## Records with drawing code
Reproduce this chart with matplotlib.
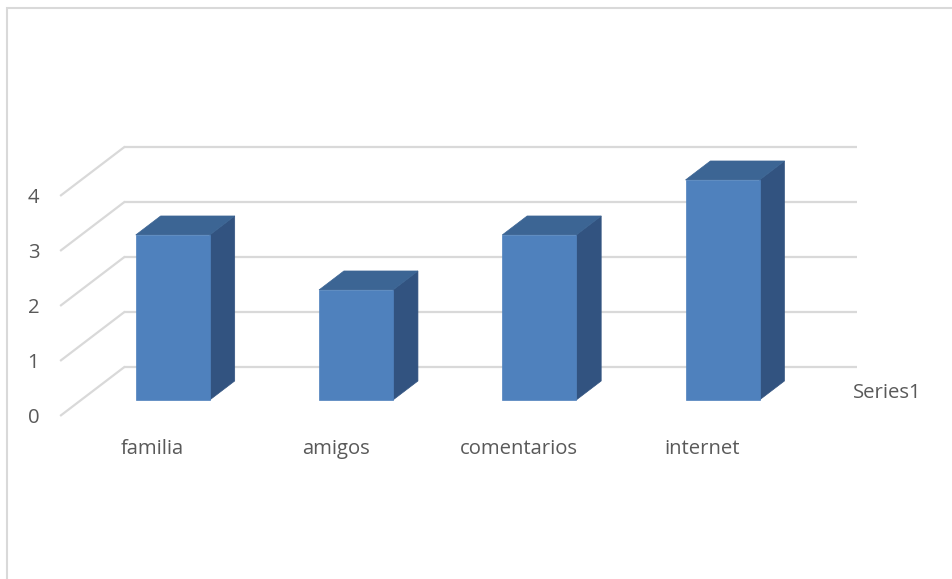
import matplotlib.pyplot as plt
from matplotlib.patches import Polygon, Rectangle

categories = ["familia", "amigos", "comentarios", "internet"]
values = [3, 2, 3, 4]
y_ticks = [0, 1, 2, 3, 4]
series_name = "Series1"

FRONT = "#4f81bd"
TOP = "#3c6594"
SIDE = "#325380"
GRID = "#d9d9d9"
TEXT = "#595959"
FS = 14.6

plt.rcParams["font.family"] = ["Open Sans", "DejaVu Sans"]

W, H = 952, 579
fig = plt.figure(figsize=(W / 100, H / 100), dpi=100)

# axes box is the back wall of the 3D chart
ax = fig.add_axes([124 / W, 211.7 / H, 733 / W, 220 / H])
ax.set_xlim(0, len(categories))
ax.set_ylim(0, 4)
ax.axis("off")

# oblique depth: d=0 back wall, d=1 front edge of the floor
kx = -63 / 183.25
ky = -48 / 55.0


def proj(x, v, d):
    return (x + d * kx, v + d * ky)


# back wall gridlines and left wall diagonals
for v in y_ticks:
    ax.plot([0, len(categories)], [v, v], color=GRID, lw=1.6, clip_on=False,
            solid_capstyle="butt", zorder=1)
    x0, y0 = proj(0, v, 0)
    x1, y1 = proj(0, v, 1)
    ax.plot([x0, x1], [y0, y1], color=GRID, lw=1.6, clip_on=False, zorder=1)
    tx, ty = proj(0, v, 1)
    ax.text(tx - 0.15, ty - 0.05, str(v), ha="center", va="center",
            fontsize=FS, color=TEXT, clip_on=False)

# 3D columns
bw = 0.404
d_front, d_back = 0.68, 0.285
for i, (cat, val) in enumerate(zip(categories, values)):
    xl = i + 0.5 - bw / 2
    xr = i + 0.5 + bw / 2
    front = [proj(xl, 0, d_front), proj(xr, 0, d_front),
             proj(xr, val, d_front), proj(xl, val, d_front)]
    top = [proj(xl, val, d_front), proj(xr, val, d_front),
           proj(xr, val, d_back), proj(xl, val, d_back)]
    side = [proj(xr, 0, d_front), proj(xr, 0, d_back),
            proj(xr, val, d_back), proj(xr, val, d_front)]
    for pts, col in [(side, SIDE), (top, TOP), (front, FRONT)]:
        ax.add_patch(Polygon(pts, closed=True, facecolor=col, edgecolor=col,
                             lw=0.5, clip_on=False, zorder=3))
    lx, ly = proj(i + 0.5, 0, 1)
    ax.text(lx, ly - 0.62, cat, ha="center", va="center", fontsize=FS,
            color=TEXT, clip_on=False)

# legend entry on the right
fig.text(853 / W, 1 - 393 / H, series_name, ha="left", va="center",
         fontsize=FS, color=TEXT)

# chart area border
fig.patches.append(Rectangle((7 / W, -0.1), 1.1, 1 - 8 / H + 0.1,
                             transform=fig.transFigure, facecolor="none",
                             edgecolor=GRID, lw=1.5))

fig.savefig("out.png", dpi=100)
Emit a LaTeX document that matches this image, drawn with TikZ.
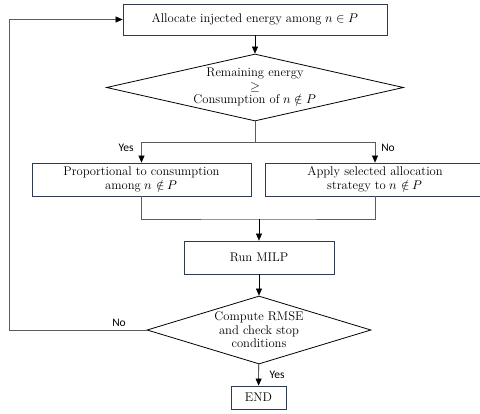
\documentclass[tikz,border=0pt]{standalone}
\usepackage{amsmath}
\usepackage{fontspec}
\usepackage{unicode-math}
\setmathfont{Latin Modern Math}
\newfontfamily\labelfont{Carlito}
\usetikzlibrary{arrows.meta, shapes.geometric, calc}

\definecolor{boxedge}{HTML}{2E3A4F}
\definecolor{linegray}{HTML}{5C5C5C}

\begin{document}
\begin{tikzpicture}[x=1pt, y=-1pt,
  stepbox/.style={rectangle, draw=boxedge, thick, align=center,
                  font=\fontsize{12.6}{13.6}\selectfont, inner sep=1pt},
  decision/.style={diamond, draw=black, thick, align=center, inner sep=0pt,
                   font=\fontsize{12.6}{13.6}\selectfont},
  flow/.style={linegray, semithick},
  arrow/.style={flow, -{Triangle[length=7pt, width=6pt, color=black]}},
  answer/.style={font=\labelfont\fontsize{11.5}{13}\selectfont, inner sep=1pt}
]
  \useasboundingbox (0,0) rectangle (480,413);

  % Process steps and decisions
  \node[stepbox, minimum width=264, minimum height=31] (alloc) at (255,19.5)
    {Allocate injected energy among $n \in P$};
  \node[decision, aspect=4.43, minimum width=297, minimum height=67] (check) at (255,87.5)
    {Remaining energy\\ $\geq$\\ Consumption of $n \notin P$};
  \node[stepbox, minimum width=219, minimum height=33] (prop) at (141.5,179.5)
    {Proportional to consumption\\ among $n \notin P$};
  \node[stepbox, minimum width=220, minimum height=33] (strat) at (375,179.5)
    {Apply selected allocation\\ strategy to $n \notin P$};
  \node[stepbox, minimum width=150, minimum height=33] (milp) at (259,257.5)
    {Run MILP};
  \node[decision, aspect=3.3, minimum width=224, minimum height=68] (stop) at (259,330)
    {Compute RMSE\\ and check stop\\ conditions};
  \node[stepbox, minimum width=55, minimum height=23] (finish) at (258.5,397.5)
    {END};

  % Branch and merge points
  \coordinate (split) at (255,142);
  \coordinate (merge) at (259,219);
  \coordinate (loop) at (9,330);

  % Connectors
  \draw[arrow, black] (alloc) -- (check);
  \draw[flow] (check.south) -- (split);
  \draw[arrow] (split) -| (prop.north);
  \draw[arrow] (split) -| (strat.north);
  \draw[flow] (prop.south) |- (merge) -| (strat.south);
  \draw[arrow, black] (merge) -- (milp.north);
  \draw[arrow, black] (milp) -- (stop);
  \draw[arrow] (stop.west) -- (loop) |- (alloc.west);
  \draw[arrow, black] (stop) -- (finish);

  % Branch labels
  \node[answer] (yes1) at (126,148) {Yes};
  \node[answer] (no1) at (388,148) {No};
  \node[answer] (no2) at (119,323) {No};
  \node[answer] (yes2) at (277,375) {Yes};
\end{tikzpicture}
\end{document}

## What to work on
Copy the records above exactly. The pictures are not part of the copy.

## Exercise solution
Reproduce this chart with matplotlib.
import matplotlib.pyplot as plt
from matplotlib.patches import Polygon, Rectangle

categories = ["familia", "amigos", "comentarios", "internet"]
values = [3, 2, 3, 4]
y_ticks = [0, 1, 2, 3, 4]
series_name = "Series1"

FRONT = "#4f81bd"
TOP = "#3c6594"
SIDE = "#325380"
GRID = "#d9d9d9"
TEXT = "#595959"
FS = 14.6

plt.rcParams["font.family"] = ["Open Sans", "DejaVu Sans"]

W, H = 952, 579
fig = plt.figure(figsize=(W / 100, H / 100), dpi=100)

# axes box is the back wall of the 3D chart
ax = fig.add_axes([124 / W, 211.7 / H, 733 / W, 220 / H])
ax.set_xlim(0, len(categories))
ax.set_ylim(0, 4)
ax.axis("off")

# oblique depth: d=0 back wall, d=1 front edge of the floor
kx = -63 / 183.25
ky = -48 / 55.0


def proj(x, v, d):
    return (x + d * kx, v + d * ky)


# back wall gridlines and left wall diagonals
for v in y_ticks:
    ax.plot([0, len(categories)], [v, v], color=GRID, lw=1.6, clip_on=False,
            solid_capstyle="butt", zorder=1)
    x0, y0 = proj(0, v, 0)
    x1, y1 = proj(0, v, 1)
    ax.plot([x0, x1], [y0, y1], color=GRID, lw=1.6, clip_on=False, zorder=1)
    tx, ty = proj(0, v, 1)
    ax.text(tx - 0.15, ty - 0.05, str(v), ha="center", va="center",
            fontsize=FS, color=TEXT, clip_on=False)

# 3D columns
bw = 0.404
d_front, d_back = 0.68, 0.285
for i, (cat, val) in enumerate(zip(categories, values)):
    xl = i + 0.5 - bw / 2
    xr = i + 0.5 + bw / 2
    front = [proj(xl, 0, d_front), proj(xr, 0, d_front),
             proj(xr, val, d_front), proj(xl, val, d_front)]
    top = [proj(xl, val, d_front), proj(xr, val, d_front),
           proj(xr, val, d_back), proj(xl, val, d_back)]
    side = [proj(xr, 0, d_front), proj(xr, 0, d_back),
            proj(xr, val, d_back), proj(xr, val, d_front)]
    for pts, col in [(side, SIDE), (top, TOP), (front, FRONT)]:
        ax.add_patch(Polygon(pts, closed=True, facecolor=col, edgecolor=col,
                             lw=0.5, clip_on=False, zorder=3))
    lx, ly = proj(i + 0.5, 0, 1)
    ax.text(lx, ly - 0.62, cat, ha="center", va="center", fontsize=FS,
            color=TEXT, clip_on=False)

# legend entry on the right
fig.text(853 / W, 1 - 393 / H, series_name, ha="left", va="center",
         fontsize=FS, color=TEXT)

# chart area border
fig.patches.append(Rectangle((7 / W, -0.1), 1.1, 1 - 8 / H + 0.1,
                             transform=fig.transFigure, facecolor="none",
                             edgecolor=GRID, lw=1.5))

fig.savefig("out.png", dpi=100)
Emit a LaTeX document that matches this image, drawn with TikZ.
\documentclass[tikz,border=0pt]{standalone}
\usepackage{amsmath}
\usepackage{fontspec}
\usepackage{unicode-math}
\setmathfont{Latin Modern Math}
\newfontfamily\labelfont{Carlito}
\usetikzlibrary{arrows.meta, shapes.geometric, calc}

\definecolor{boxedge}{HTML}{2E3A4F}
\definecolor{linegray}{HTML}{5C5C5C}

\begin{document}
\begin{tikzpicture}[x=1pt, y=-1pt,
  stepbox/.style={rectangle, draw=boxedge, thick, align=center,
                  font=\fontsize{12.6}{13.6}\selectfont, inner sep=1pt},
  decision/.style={diamond, draw=black, thick, align=center, inner sep=0pt,
                   font=\fontsize{12.6}{13.6}\selectfont},
  flow/.style={linegray, semithick},
  arrow/.style={flow, -{Triangle[length=7pt, width=6pt, color=black]}},
  answer/.style={font=\labelfont\fontsize{11.5}{13}\selectfont, inner sep=1pt}
]
  \useasboundingbox (0,0) rectangle (480,413);

  % Process steps and decisions
  \node[stepbox, minimum width=264, minimum height=31] (alloc) at (255,19.5)
    {Allocate injected energy among $n \in P$};
  \node[decision, aspect=4.43, minimum width=297, minimum height=67] (check) at (255,87.5)
    {Remaining energy\\ $\geq$\\ Consumption of $n \notin P$};
  \node[stepbox, minimum width=219, minimum height=33] (prop) at (141.5,179.5)
    {Proportional to consumption\\ among $n \notin P$};
  \node[stepbox, minimum width=220, minimum height=33] (strat) at (375,179.5)
    {Apply selected allocation\\ strategy to $n \notin P$};
  \node[stepbox, minimum width=150, minimum height=33] (milp) at (259,257.5)
    {Run MILP};
  \node[decision, aspect=3.3, minimum width=224, minimum height=68] (stop) at (259,330)
    {Compute RMSE\\ and check stop\\ conditions};
  \node[stepbox, minimum width=55, minimum height=23] (finish) at (258.5,397.5)
    {END};

  % Branch and merge points
  \coordinate (split) at (255,142);
  \coordinate (merge) at (259,219);
  \coordinate (loop) at (9,330);

  % Connectors
  \draw[arrow, black] (alloc) -- (check);
  \draw[flow] (check.south) -- (split);
  \draw[arrow] (split) -| (prop.north);
  \draw[arrow] (split) -| (strat.north);
  \draw[flow] (prop.south) |- (merge) -| (strat.south);
  \draw[arrow, black] (merge) -- (milp.north);
  \draw[arrow, black] (milp) -- (stop);
  \draw[arrow] (stop.west) -- (loop) |- (alloc.west);
  \draw[arrow, black] (stop) -- (finish);

  % Branch labels
  \node[answer] (yes1) at (126,148) {Yes};
  \node[answer] (no1) at (388,148) {No};
  \node[answer] (no2) at (119,323) {No};
  \node[answer] (yes2) at (277,375) {Yes};
\end{tikzpicture}
\end{document}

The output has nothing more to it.